No matter how far back you look at Greek history, the olive tree will always be there.
It is seen as a symbol of peace, fertility, health, faith, and strength, with the branches commonly used as decoration at both Greek weddings and baptisms, symbolising prosperity.
Since 2014, ERGOSE (a subsidiary company of TRAINOSE) in cooperation with local authorities, have been transferring the trees from areas expropriated for railway projects to other sites.
So far, more than 500 olive trees, some of which are centuries-old, have been saved.
They have been unrooted, carefully transferred, and re-planted in other areas of the country, so they can continue to provide oxygen and limit carbon in the atmosphere.
Following the devastating 2018 Attica wildfires, 60 olive trees were transplanted in the municipalities of Marathon and Rafina, along the Marathon race route, to restore the landscape.
More recently, a four centuries-old olive tree in Patras was moved to a new location, along with four other younger trees.
Mayor of Petroupoli (a western suburb of Athens), Stefanos Gabriel Vlachos, considers the rescue ‘olive operation’ a great gift for the city’s residents.
“We are proud that this olive tree, which is 400-500 years old, is now on our soil in Petroupoli. The locals have welcomed with enthusiasm our initiative, because there is no person in Greece whose life is not linked to the olive tree and its fruits,” he told Xinhua.

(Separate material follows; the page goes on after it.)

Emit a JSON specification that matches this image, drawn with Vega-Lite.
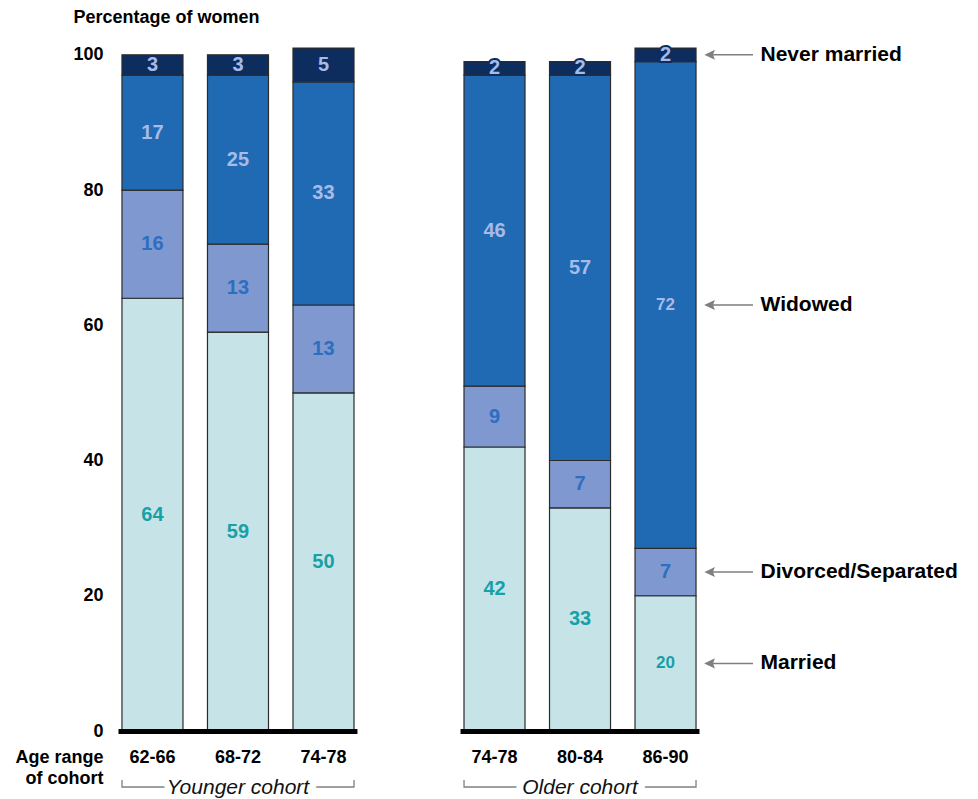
{
  "$schema": "https://vega.github.io/schema/vega-lite/v6.json",
  "width": 598,
  "height": 710,
  "autosize": {"type": "none"},
  "padding": {"left": 110, "top": 21, "right": 270, "bottom": 68},
  "background": "white",
  "config": {"view": {"stroke": null}, "font": "Liberation Sans"},
  "layer": [
    {
      "data": {
        "values": [
          {"cat": "Younger|62-66", "status": "Married", "pct": 64},
          {"cat": "Younger|62-66", "status": "Divorced/Separated", "pct": 16},
          {"cat": "Younger|62-66", "status": "Widowed", "pct": 17},
          {"cat": "Younger|62-66", "status": "Never married", "pct": 3},
          {"cat": "Younger|68-72", "status": "Married", "pct": 59},
          {"cat": "Younger|68-72", "status": "Divorced/Separated", "pct": 13},
          {"cat": "Younger|68-72", "status": "Widowed", "pct": 25},
          {"cat": "Younger|68-72", "status": "Never married", "pct": 3},
          {"cat": "Younger|74-78", "status": "Married", "pct": 50},
          {"cat": "Younger|74-78", "status": "Divorced/Separated", "pct": 13},
          {"cat": "Younger|74-78", "status": "Widowed", "pct": 33},
          {"cat": "Younger|74-78", "status": "Never married", "pct": 5},
          {"cat": "Older|74-78", "status": "Married", "pct": 42},
          {"cat": "Older|74-78", "status": "Divorced/Separated", "pct": 9},
          {"cat": "Older|74-78", "status": "Widowed", "pct": 46},
          {"cat": "Older|74-78", "status": "Never married", "pct": 2},
          {"cat": "Older|80-84", "status": "Married", "pct": 33},
          {"cat": "Older|80-84", "status": "Divorced/Separated", "pct": 7},
          {"cat": "Older|80-84", "status": "Widowed", "pct": 57},
          {"cat": "Older|80-84", "status": "Never married", "pct": 2},
          {"cat": "Older|86-90", "status": "Married", "pct": 20},
          {"cat": "Older|86-90", "status": "Divorced/Separated", "pct": 7},
          {"cat": "Older|86-90", "status": "Widowed", "pct": 72},
          {"cat": "Older|86-90", "status": "Never married", "pct": 2}
        ]
      },
      "transform": [
        {"calculate": "indexof(['Married','Divorced/Separated','Widowed','Never married'], datum.status)", "as": "k"},
        {"stack": "pct", "groupby": ["cat"], "sort": [{"field": "k"}], "as": ["p0", "p1"]},
        {"calculate": "(datum.p0 + datum.p1) / 2", "as": "pmid"}
      ],
      "layer": [
        {
          "mark": {"type": "bar", "stroke": "#2b2b2b", "strokeWidth": 1.2},
          "encoding": {
            "x": {
              "field": "cat", "type": "nominal",
              "scale": {"type": "band", "domain": ["Younger|62-66", "Younger|68-72", "Younger|74-78", "gap", "Older|74-78", "Older|80-84", "Older|86-90"], "paddingInner": 0.2865, "paddingOuter": 0.14},
              "axis": {
                "title": ["Age range", "of cohort"],
                "labelExpr": "datum.value == 'gap' ? '' : split(datum.value, '|')[1]",
                "ticks": false, "tickSize": 0, "domain": false, "grid": false,
                "labelAngle": 0, "labelFontSize": 18, "labelFontWeight": "bold", "labelColor": "black",
                "labelPadding": 31, "labelBaseline": "alphabetic",
                "titleFontSize": 18, "titleFontWeight": "bold", "titleColor": "black",
                "titleAlign": "right", "titleBaseline": "alphabetic", "titleX": -7, "titleY": 31, "titleLineHeight": 21
              }
            },
            "y": {
              "field": "p0", "type": "quantitative",
              "scale": {"domain": [0, 105], "nice": false},
              "axis": {
                "values": [0, 20, 40, 60, 80, 100],
                "grid": false, "domain": false, "ticks": false, "tickSize": 0,
                "labelPadding": 7, "labelFontSize": 18, "labelFontWeight": "bold", "labelColor": "black",
                "title": "Percentage of women", "titleAngle": 0, "titleAlign": "left", "titleBaseline": "alphabetic",
                "titleX": -37, "titleY": 1, "titleFontSize": 18, "titleFontWeight": "bold", "titleColor": "black"
              }
            },
            "y2": {"field": "p1"},
            "fill": {
              "field": "status", "type": "nominal",
              "scale": {"domain": ["Married", "Divorced/Separated", "Widowed", "Never married"], "range": ["#c6e4e8", "#7f98cf", "#206ab4", "#0c2d5e"]},
              "legend": null
            }
          }
        },
        {
          "transform": [{"filter": "datum.status == 'Never married'"}],
          "mark": {"type": "text", "fontWeight": "bold", "fontSize": 20, "stroke": "#0c2d5e", "strokeWidth": 4, "strokeJoin": "round", "fill": "#0c2d5e", "baseline": "middle"},
          "encoding": {
            "x": {"field": "cat", "type": "nominal"},
            "y": {"field": "pmid", "type": "quantitative"},
            "text": {"field": "pct", "type": "quantitative"}
          }
        },
        {
          "mark": {"type": "text", "fontWeight": "bold", "baseline": "middle"},
          "encoding": {
            "x": {"field": "cat", "type": "nominal"},
            "y": {"field": "pmid", "type": "quantitative"},
            "text": {"field": "pct", "type": "quantitative"},
            "color": {
              "field": "status", "type": "nominal",
              "scale": {"domain": ["Married", "Divorced/Separated", "Widowed", "Never married"], "range": ["#17a0a6", "#2d6ec0", "#a6bbe7", "#a6bbe7"]},
              "legend": null
            },
            "size": {"condition": {"test": "datum.cat == 'Older|86-90' && (datum.status == 'Married' || datum.status == 'Widowed')", "value": 17}, "value": 20}
          }
        },
        {
          "transform": [{"filter": "datum.cat == 'Older|86-90'"}],
          "mark": {"type": "point", "shape": "M -1 0 L -0.68 -0.15 L -0.74 0 L -0.68 0.15 Z M -0.74 0 L 1 0", "filled": true, "fill": "#7f7f7f", "stroke": "#7f7f7f", "strokeWidth": 1.5, "size": 2209, "xOffset": 64, "opacity": 1},
          "encoding": {
            "x": {"field": "cat", "type": "nominal"},
            "y": {"field": "pmid", "type": "quantitative"}
          }
        },
        {
          "transform": [{"filter": "datum.cat == 'Older|86-90'"}],
          "mark": {"type": "text", "align": "left", "baseline": "middle", "fontWeight": "bold", "fontSize": 21, "xOffset": 95, "color": "black"},
          "encoding": {
            "x": {"field": "cat", "type": "nominal"},
            "y": {"field": "pmid", "type": "quantitative"},
            "text": {"field": "status", "type": "nominal"}
          }
        }
      ]
    },
    {
      "data": {"values": [{"cohort": "Younger cohort", "mid": "Younger|68-72"}, {"cohort": "Older cohort", "mid": "Older|80-84"}]},
      "layer": [
        {
          "mark": {"type": "point", "shape": "M -1.03 -0.022 L 1.03 -0.022 L 1.03 0.022 L -1.03 0.022 Z", "filled": true, "fill": "black", "size": 53824, "opacity": 1, "yOffset": 0.5},
          "encoding": {
            "x": {"field": "mid", "type": "nominal"},
            "y": {"datum": 0, "type": "quantitative"}
          }
        },
        {
          "mark": {"type": "point", "shape": "M -1 -0.06 L -1 0 L 1 0 L 1 -0.06", "filled": false, "stroke": "#808080", "strokeWidth": 1.3, "size": 53824, "opacity": 1, "yOffset": 56},
          "encoding": {
            "x": {"field": "mid", "type": "nominal"},
            "y": {"datum": 0, "type": "quantitative"}
          }
        },
        {
          "mark": {"type": "text", "fontStyle": "italic", "fontSize": 21, "stroke": "white", "strokeWidth": 14, "strokeJoin": "round", "fill": "white", "baseline": "alphabetic", "dy": 63},
          "encoding": {
            "x": {"field": "mid", "type": "nominal"},
            "y": {"datum": 0, "type": "quantitative"},
            "text": {"field": "cohort", "type": "nominal"}
          }
        },
        {
          "mark": {"type": "text", "fontStyle": "italic", "fontSize": 21, "fill": "#111111", "baseline": "alphabetic", "dy": 63},
          "encoding": {
            "x": {"field": "mid", "type": "nominal"},
            "y": {"datum": 0, "type": "quantitative"},
            "text": {"field": "cohort", "type": "nominal"}
          }
        }
      ]
    }
  ]
}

“For us, the olive is a sacred tree. It is an ancient symbol of culture and fertility. It was the symbol of Goddess Athena (of wisdom in ancient Greek mythology) …. It is the symbol of our country,” he said.
“In (ancient Greek poet) Homer’s work, the olive was the wood with which Odysseus blinded Polyphemus (the one-eyed giant son of Poseidon and Thoosa in Greek mythology). Hercules’ bat was also made of olive wood. The olive tree is inextricably linked with Greece’s culture.”